The U.S. Supreme Court ruled in Reynolds v. Sims (the 1964 landmark case that dictated one person one vote for state legislatures) that "the Equal Protection Clause guarantees the opportunity for equal participation by all voters." The Court forbade "diluting the weight of votes because of place of residence."

As a result of the 2000 reapportionment, eight states gained at least one more House seat: California, Nevada, Arizona, Colorado, Texas, Florida, Georgia and North Carolina. Ten other states lost at least one seat: Oklahoma, Mississippi, Illinois, Wisconsin, Tennessee, Michigan, Ohio, Pennsylvania, New York and Connecticut.

None of these states lost a seat because of a declining population. In fact, they all increased their populations.

This redistribution of seats in the House of Representatives also shifted the balance of power for the 2004 presidential election. The number of votes each state has in the Electoral College exactly mirrors the size of its congressional delegation, so California and Florida will be even more important in 2004 than in 2000.

The reapportionment of the House of Representatives every ten years is required by the U.S. Constitution. Since the total number of seats is fixed at 435, it's a zero-sum process: one-state's gain must be another state's loss.

A new study just released by the Center for Immigration Studies explains what caused twelve congressional seats to be transferred from some states to other states. This shift in House seats was based on the 2000 census which counted the residence of persons -- not of voters.

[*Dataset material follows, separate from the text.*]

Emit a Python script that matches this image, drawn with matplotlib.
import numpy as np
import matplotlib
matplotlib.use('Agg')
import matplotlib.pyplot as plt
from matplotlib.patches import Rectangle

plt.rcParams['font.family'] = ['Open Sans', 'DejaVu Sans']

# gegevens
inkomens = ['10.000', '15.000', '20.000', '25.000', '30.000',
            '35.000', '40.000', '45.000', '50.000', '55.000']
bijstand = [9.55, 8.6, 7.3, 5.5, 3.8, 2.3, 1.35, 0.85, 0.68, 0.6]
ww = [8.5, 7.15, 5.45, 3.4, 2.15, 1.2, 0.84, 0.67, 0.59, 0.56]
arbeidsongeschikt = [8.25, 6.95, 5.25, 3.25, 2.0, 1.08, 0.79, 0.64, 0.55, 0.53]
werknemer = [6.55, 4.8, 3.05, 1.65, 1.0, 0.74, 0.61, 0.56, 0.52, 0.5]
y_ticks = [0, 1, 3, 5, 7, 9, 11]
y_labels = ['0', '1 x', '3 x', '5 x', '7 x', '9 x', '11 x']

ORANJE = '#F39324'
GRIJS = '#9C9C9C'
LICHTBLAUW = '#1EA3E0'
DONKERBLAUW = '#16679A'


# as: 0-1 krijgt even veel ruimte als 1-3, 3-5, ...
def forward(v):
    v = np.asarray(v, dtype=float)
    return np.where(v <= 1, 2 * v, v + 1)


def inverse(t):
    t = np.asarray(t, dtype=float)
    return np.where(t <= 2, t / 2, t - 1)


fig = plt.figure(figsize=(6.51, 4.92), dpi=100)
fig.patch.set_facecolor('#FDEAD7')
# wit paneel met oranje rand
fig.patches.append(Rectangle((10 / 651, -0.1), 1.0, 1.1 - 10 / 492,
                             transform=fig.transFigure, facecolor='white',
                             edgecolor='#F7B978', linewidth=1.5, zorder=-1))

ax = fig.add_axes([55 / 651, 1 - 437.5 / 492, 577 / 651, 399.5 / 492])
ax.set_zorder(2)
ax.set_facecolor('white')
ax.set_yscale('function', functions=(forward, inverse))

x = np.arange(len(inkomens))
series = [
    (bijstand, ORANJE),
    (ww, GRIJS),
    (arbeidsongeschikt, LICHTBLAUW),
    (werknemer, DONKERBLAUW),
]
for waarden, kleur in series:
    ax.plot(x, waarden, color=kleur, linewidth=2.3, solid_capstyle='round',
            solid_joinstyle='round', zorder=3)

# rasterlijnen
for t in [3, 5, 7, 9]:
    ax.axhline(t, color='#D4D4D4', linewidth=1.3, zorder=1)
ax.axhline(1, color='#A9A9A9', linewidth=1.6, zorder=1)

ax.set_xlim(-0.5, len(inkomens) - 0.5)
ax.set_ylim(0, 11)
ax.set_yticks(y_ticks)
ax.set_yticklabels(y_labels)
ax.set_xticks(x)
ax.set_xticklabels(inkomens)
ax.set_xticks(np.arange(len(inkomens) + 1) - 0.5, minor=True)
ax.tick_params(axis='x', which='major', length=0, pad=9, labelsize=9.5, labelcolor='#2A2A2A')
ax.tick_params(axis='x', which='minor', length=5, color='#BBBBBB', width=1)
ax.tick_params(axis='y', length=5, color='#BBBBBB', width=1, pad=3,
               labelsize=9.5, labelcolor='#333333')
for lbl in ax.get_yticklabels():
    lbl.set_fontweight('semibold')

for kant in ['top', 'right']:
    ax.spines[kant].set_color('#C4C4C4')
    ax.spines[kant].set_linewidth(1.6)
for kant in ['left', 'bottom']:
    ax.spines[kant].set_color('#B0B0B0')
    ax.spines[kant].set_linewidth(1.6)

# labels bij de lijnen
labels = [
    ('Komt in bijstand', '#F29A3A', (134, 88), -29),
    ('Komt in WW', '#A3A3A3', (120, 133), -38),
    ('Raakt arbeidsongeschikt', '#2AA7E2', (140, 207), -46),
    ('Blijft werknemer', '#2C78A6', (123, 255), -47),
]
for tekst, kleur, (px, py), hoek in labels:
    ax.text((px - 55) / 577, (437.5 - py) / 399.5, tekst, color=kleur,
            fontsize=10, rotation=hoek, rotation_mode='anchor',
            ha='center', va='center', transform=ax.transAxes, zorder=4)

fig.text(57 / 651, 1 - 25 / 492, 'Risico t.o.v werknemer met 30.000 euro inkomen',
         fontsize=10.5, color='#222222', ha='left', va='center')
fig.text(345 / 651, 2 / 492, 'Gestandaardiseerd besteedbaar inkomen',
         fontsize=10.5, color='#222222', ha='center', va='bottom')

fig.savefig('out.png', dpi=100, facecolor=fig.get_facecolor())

The persons who were counted in the 2000 census included seven million illegal aliens and twelve million other non-citizens (legal non-citizens and temporary visitors who are mainly foreign students or guest workers). This count created new congressional districts with large non-voter populations.

When the Clinton Administration failed to enforce our federal immigration laws, and when Gray Davis's administration encouraged illegals to come to California in large numbers by nullifying the initiative that would have cut off state-financed social services (Proposition 187), the Democrats accomplished a change in the political landscape to benefit their candidates.

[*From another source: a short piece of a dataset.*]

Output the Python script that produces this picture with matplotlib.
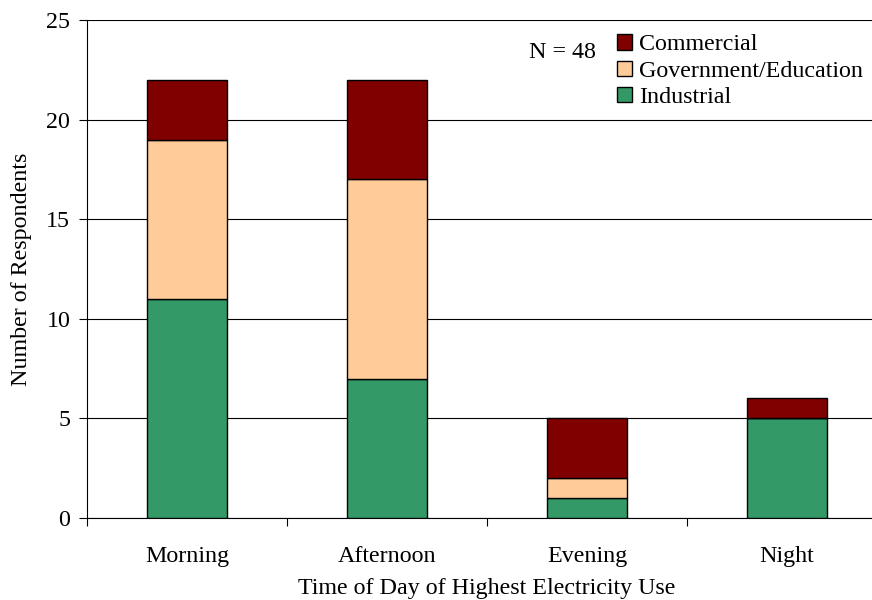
import matplotlib.pyplot as plt
import numpy as np

plt.rcParams['font.family'] = ['Liberation Serif', 'DejaVu Serif']

categories = ["Morning", "Afternoon", "Evening", "Night"]
industrial = [11, 7, 1, 5]
government = [8, 10, 1, 0]
commercial = [3, 5, 3, 1]

fs = 17.3

fig = plt.figure(figsize=(8.72, 6.0), dpi=100)
ax = fig.add_axes([87 / 872, 82 / 600, 800 / 872, 498 / 600])

x = np.arange(len(categories))
w = 0.4
gov_bottom = np.array(industrial)
com_bottom = gov_bottom + np.array(government)

ax.bar(x, industrial, w, color="#339966", edgecolor="black", linewidth=1, label="Industrial", zorder=3)
ax.bar(x, government, w, bottom=gov_bottom, color="#FFCC99", edgecolor="black", linewidth=1,
       label="Government/Education", zorder=3)
ax.bar(x, commercial, w, bottom=com_bottom, color="#800000", edgecolor="black", linewidth=1,
       label="Commercial", zorder=3)

ax.set_xlim(-0.5, 3.5)
ax.set_ylim(0, 25)
ax.set_yticks(range(0, 26, 5))
ax.yaxis.grid(True, color="black", linewidth=0.8, zorder=0)

# ticks sit between categories, labels at centres
ax.set_xticks(np.arange(-0.5, 4, 1))
ax.set_xticklabels([])
ax.set_xticks(x, minor=True)
ax.set_xticklabels(categories, minor=True)
ax.tick_params(axis="x", which="minor", length=0, pad=20, labelsize=fs)
ax.tick_params(axis="x", which="major", length=6, direction="out")
ax.tick_params(axis="y", length=6, direction="out", labelsize=fs, pad=6)

for s in ["top", "right"]:
    ax.spines[s].set_visible(False)

ax.set_xlabel("Time of Day of Highest Electricity Use", fontsize=fs, labelpad=8)
ax.set_ylabel("Number of Respondents", fontsize=fs, labelpad=10)

handles, labels = ax.get_legend_handles_labels()
ax.legend(handles[::-1], labels[::-1], loc="upper left", bbox_to_anchor=(0.642, 1.005),
          frameon=False, fontsize=fs, handlelength=0.6, handleheight=0.6,
          handletextpad=0.3, labelspacing=0.22, borderaxespad=0.3)

ax.text(0.553, 0.935, "N = 48", transform=ax.transAxes, fontsize=fs, ha="left", va="center")

fig.savefig("out.png", dpi=100)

In California's 31st district, 43 percent of the residents are non-citizens, and in the 34th district, 38 percent are non-citizens. In Florida's 21st district, 28 percent of residents are non-citizens.

The non-citizens (hopefully) are non-voters. But their very presence gives enormous weight to the legitimate voters in those districts.

The Constitution does not require including non-citizens in the reapportionment count. In 1979 and 1988, the courts refused to hear a challenge to the practice of including illegal aliens in the census count for purposes of reapportionment.

Congress can define who meets the test of residency for the census count, and what procedures are used to do the counting. The only question is whether Congress has the will to make the needed changes.

The winners in this distortion are not the illegals or the non- citizens, but the citizen voters in the districts that have large populations of illegals and non-citizens. The current process makes the votes of some American citizens count for much more than citizens in districts where almost everyone is a U.S. citizen.

Reynolds v. Sims warned that "any alleged infringement of the right of citizens to vote must be carefully and meticulously scrutinized" even though this means "entering into political thickets and mathematical quagmires." Congress ought to address this issue long before the 2004 elections.

The recent California recall election didn't inflict us with the predicted post-election court challenges because, fortunately, the poll results were decisive. However, when we look at the famous red and blue map of the 2000 presidential election, we must assume that the 2004 election will be close, with the potential of producing legal wrangling.

In addition to dealing with the equal protection problems of reapportionment, Congress should make other changes to improve the integrity of the election process. Among these changes should be requiring proof of citizenship to vote, and banning foreign language ballots (since the law requires that immigrants be able to speak English in order to become a naturalized citizen).